Getronics Products Make Gains

The year 2000 turned into another solid year for Spokane’s Getronics site.

The company’s software developers and researchers saw their two key products gain ground in the competitive financial services market.

The year’s largest sale was a contract to provide the software suite Globalfs to the Australia and New Zealand Banking Group Limited.

Globalfs - short for “global financial services” - is a software platform created at Getronics’ Liberty Lake site. It’s used in banks and credit unions as a sophisticated set of tools for linking information and account databases.

The 10-year contract to the Australia and New Zealand group is the largest to date for Getronics, which is headquartered in Amsterdam and has offices in 40 countries.

Terms of the contract were not disclosed.

Getronics’ other key financial services software, Mosaic OA, was selected recently by FirstBank Puerto Rico as its primary retail services product.
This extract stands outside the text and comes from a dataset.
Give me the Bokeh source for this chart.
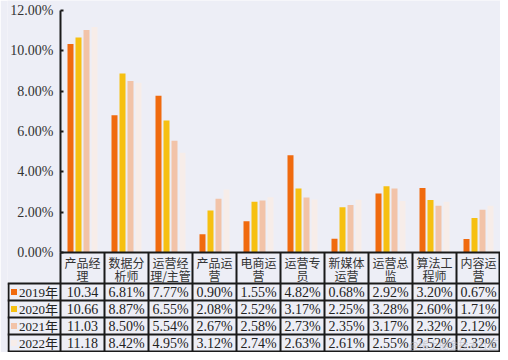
from bokeh.plotting import figure
from bokeh.models import LinearAxis, FixedTicker, PrintfTickFormatter, Range1d, ColumnDataSource
from bokeh.core.properties import value
from bokeh.transform import dodge
from bokeh.embed import file_html
from bokeh.resources import INLINE

categories = ["产品经理", "数据分析师", "运营经理/主管", "产品运营", "电商运营",
              "运营专员", "新媒体运营", "运营总监", "算法工程师", "内容运营"]
years = ["2019年", "2020年", "2021年", "2022年"]
v2019 = [10.34, 6.81, 7.77, 0.90, 1.55, 4.82, 0.68, 2.92, 3.20, 0.67]
v2020 = [10.66, 8.87, 6.55, 2.08, 2.52, 3.17, 2.25, 3.28, 2.60, 1.71]
v2021 = [11.03, 8.50, 5.54, 2.67, 2.58, 2.73, 2.35, 3.17, 2.32, 2.12]
v2022 = [11.18, 8.42, 4.95, 3.12, 2.74, 2.63, 2.61, 2.55, 2.52, 2.32]
y_ticks = [0, 2, 4, 6, 8, 10, 12]
colors = ["#f06a0e", "#f6c011", "#f2c3a8", "#f7ede9"]
series = [v2019, v2020, v2021, v2022]

BG = "#edeef6"
LINE = "#1a1a1a"
FONT_NUM = "Liberation Serif, Noto Sans CJK SC"
FONT_CJK = "Noto Sans CJK SC"

# layout helpers (pixel geometry of the picture)
W, H = 500, 352
LEFT = 7                  # left edge of the table
PX = 44.0                 # px per category
PY = 242.0 / 12.0         # px per percent
ZERO_PX = 252.0
def ypx(px):
    return (ZERO_PX - px) / PY

x0 = -0.5 - (60.0 - LEFT) / PX
def xpx(px):
    return x0 + (px - LEFT) / PX

p = figure(width=W, height=H, output_backend="svg", toolbar_location=None,
           x_axis_type=None, y_axis_type=None,
           x_range=Range1d(x0, 9.5), y_range=Range1d(ypx(H), ypx(0)),
           min_border=0, min_border_left=LEFT,
           background_fill_color=BG, border_fill_color=BG, outline_line_color=None)
p.xgrid.visible = False
p.ygrid.visible = False

n = len(categories)
src = ColumnDataSource(dict(x=list(range(n)), v0=v2019, v1=v2020, v2=v2021, v3=v2022))
bw = 6.0 / PX
step = 8.0 / PX
for k in range(4):
    off = (k - 1.5) * step
    p.vbar(x=dodge("x", off), top=f"v{k}", bottom=0, width=bw, source=src,
           fill_color=colors[k], line_color=None)

yaxis = LinearAxis(fixed_location=-0.5, ticker=FixedTicker(ticks=y_ticks),
                   formatter=PrintfTickFormatter(format="%.2f%%"), bounds=(0, 12),
                   axis_line_color=LINE, axis_line_width=2,
                   major_tick_in=3, major_tick_out=0, major_tick_line_color=LINE,
                   major_tick_line_width=2, minor_tick_line_color=None,
                   major_label_text_font=FONT_NUM, major_label_text_font_size="14px",
                   major_label_text_color="#333333", major_label_standoff=7)
p.add_layout(yaxis, "left")

# table grid
p.segment(x0=[-0.5], y0=[0], x1=[9.5], y1=[0], line_color=LINE, line_width=2)
row_px = [283, 300, 317, 334, 351]
p.segment(x0=[xpx(LEFT)] * 5, y0=[ypx(r) for r in row_px], x1=[9.5 - 0.5 / PX] * 5,
          y1=[ypx(r) for r in row_px], line_color=LINE, line_width=2)
vx = [-0.5 + i for i in range(n)] + [9.5 - 1.0 / PX]
p.segment(x0=vx, y0=[0] * len(vx), x1=vx, y1=[ypx(351)] * len(vx),
          line_color=LINE, line_width=2)
p.segment(x0=[xpx(LEFT + 1)], y0=[ypx(283)], x1=[xpx(LEFT + 1)], y1=[ypx(351)],
          line_color=LINE, line_width=2)

# header labels (two lines)
line1 = [c[:3] for c in categories]
line2 = [c[3:] for c in categories]
p.text(x=list(range(n)), y=[ypx(262)] * n, text=line1, text_font=value(FONT_CJK),
       text_font_size="12px", text_color="#333333", text_align="center",
       text_baseline="middle")
p.text(x=list(range(n)), y=[ypx(275)] * n, text=line2, text_font=value(FONT_CJK),
       text_font_size="12px", text_color="#333333", text_align="center",
       text_baseline="middle")

# data rows
row_mid = [291.5, 308.5, 325.5, 342.5]
for k, vals in enumerate(series):
    labels = []
    for i, v in enumerate(vals):
        s = f"{v:.2f}%"
        if len(s) > 5:
            s = s[:5]
        labels.append(s)
    p.text(x=list(range(n)), y=[ypx(row_mid[k])] * n, text=labels,
           text_font=value(FONT_NUM), text_font_size="14px", text_color="#222222",
           text_align="center", text_baseline="middle")
    p.scatter(x=[xpx(13.5)], y=[ypx(row_mid[k])], marker="square", size=6,
              fill_color=colors[k], line_color=None)
    p.text(x=[xpx(18.5)], y=[ypx(row_mid[k])], text=[years[k]],
           text_font=value(FONT_NUM), text_font_size="13px", text_color="#222222",
           text_align="left", text_baseline="middle")

# watermark
p.text(x=[xpx(498)], y=[ypx(344)], text=["@稀土掘金技术社区"], text_font=value(FONT_CJK),
       text_font_size="10px", text_color="#b4b4c0", text_alpha=0.6,
       text_align="right", text_baseline="middle")

open("out.html", "w").write(file_html(p, INLINE))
Getronics R&D workers at Liberty Lake developed and continue to refine both Mosaic OA and Globalfs.

Getronics officials said the company’s financial services group accounts for about 35 percent of the corporation’s revenue. The remainder comes from providing customer support services, consulting, and designing and managing corporate or government networks.

Getronics has about 270 workers at the Liberty Lake site. About 60 are in research and development; the other 210 provide customer support, technical writing and network services, said Leni Selvaggio, marketing director of Getronics’ financial services area.
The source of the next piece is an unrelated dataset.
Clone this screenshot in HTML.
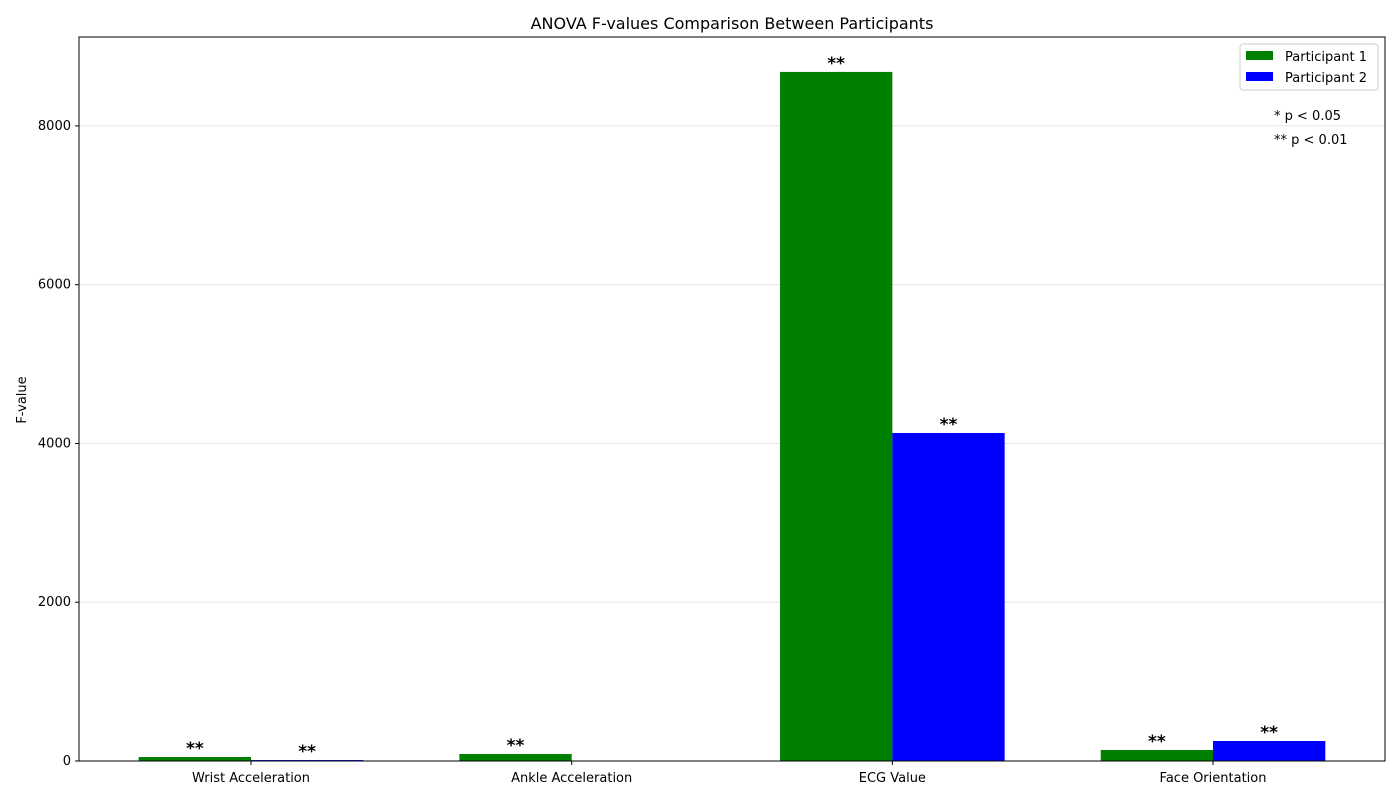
<!DOCTYPE html>
<html><head><meta charset="utf-8"><style>body{margin:0;background:#fff}svg{display:block;font-family:"DejaVu Sans","Liberation Sans",sans-serif}</style></head>
<body>
<svg id="chart" width="1400" height="800"></svg>
<script>
const categories=["Wrist Acceleration","Ankle Acceleration","ECG Value","Face Orientation"];
const p1Values=[50,88,8680,139];
const p2Values=[12,0,4132,252];
const p1Sig=["**","**","**","**"];
const p2Sig=["**","","**","**"];
const yTicks=[0,2000,4000,6000,8000];
const NS="http://www.w3.org/2000/svg";
const svg=document.getElementById('chart');
const L=79,R=1385,T=37,B=761,yMax=9120;
const y=v=>B-(v/yMax)*(B-T);
const step=(R-L)/ (categories.length-0.05*0+ (1306/321-4) + 4 - 4 + 0);
const cx=i=>251+i*320.67;
const bw=112.3;
function el(t,a,txt){const e=document.createElementNS(NS,t);for(const k in a)e.setAttribute(k,a[k]);if(txt!=null)e.textContent=txt;svg.appendChild(e);return e;}
let e;
yTicks.forEach(t=>{
e=el('line',{x1:L,x2:R,y1:y(t),y2:y(t),stroke:'#e5e5e5','stroke-width':1});

e=el('line',{x1:L-4,x2:L,y1:y(t),y2:y(t),stroke:'#000'});

e=el('text',{x:L-8,y:y(t)+4,'text-anchor':'end','font-size':13},t);

});
categories.forEach((c,i)=>{
const h1=B-y(p1Values[i]),h2=B-y(p2Values[i]);
e=el('rect',{x:cx(i)-bw,y:y(p1Values[i]),width:bw,height:h1,fill:'#008000'});

e=el('rect',{x:cx(i),y:y(p2Values[i]),width:bw,height:h2,fill:'#0000ff'});

if(p1Sig[i]){e=el('text',{x:cx(i)-bw/2,y:y(p1Values[i])-3,'text-anchor':'middle','font-size':17,'font-weight':'bold'},p1Sig[i]);
}
if(p2Sig[i]){e=el('text',{x:cx(i)+bw/2,y:y(p2Values[i])-3,'text-anchor':'middle','font-size':17,'font-weight':'bold'},p2Sig[i]);
}
e=el('line',{x1:cx(i),x2:cx(i),y1:B,y2:B+4,stroke:'#000'});

e=el('text',{x:cx(i),y:B+21,'text-anchor':'middle','font-size':13},c);

});
e=el('rect',{x:L,y:T,width:R-L,height:B-T,fill:'none',stroke:'#000','stroke-width':1});

e=el('text',{x:732,y:29,'text-anchor':'middle','font-size':16},'ANOVA F-values Comparison Between Participants');

e=el('text',{x:26,y:400,'text-anchor':'middle','font-size':13,transform:'rotate(-90 26 400)'},'F-value');

e=el('rect',{x:1240,y:44,width:138,height:46,rx:3,fill:'#fff',stroke:'#ccc'});

[['#008000','Participant 1',56],['#0000ff','Participant 2',77]].forEach(([col,lab,yy])=>{
e=el('rect',{x:1246,y:yy-5,width:27,height:9,fill:col});

e=el('text',{x:1285,y:yy+5,'font-size':13},lab);

});
e=el('text',{x:1274,y:120,'font-size':13},'* p < 0.05');

e=el('text',{x:1274,y:144,'font-size':13},'** p < 0.01');

</script>
</body></html>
With four name and ownership changes in six years, the Liberty Lake operation’s focus on research and development has been solidified in the past year, Selvaggio said.

“Most people (in the Spokane area) don’t really know what we do out here,” said Selvaggio.

The whirl of corporate ownership changes didn’t help establish a clear community image, either.

Getronics’ 300,000-square-foot building was originally the headquarters for ISC Corp., a cutting-edge automated bank teller equipment company in this area in the 1980s.

In 1989, ISC President Gary Norton sold the company - which at one time employed more than 1,000 area workers.

Through a dizzying series of ownership changes, the Liberty Lake plant was known as ISC-Bunker Ramo, then Olivetti North America, followed by Olsy North America.

In 1998 it became Wang Global, and then, in 1999, Getronics.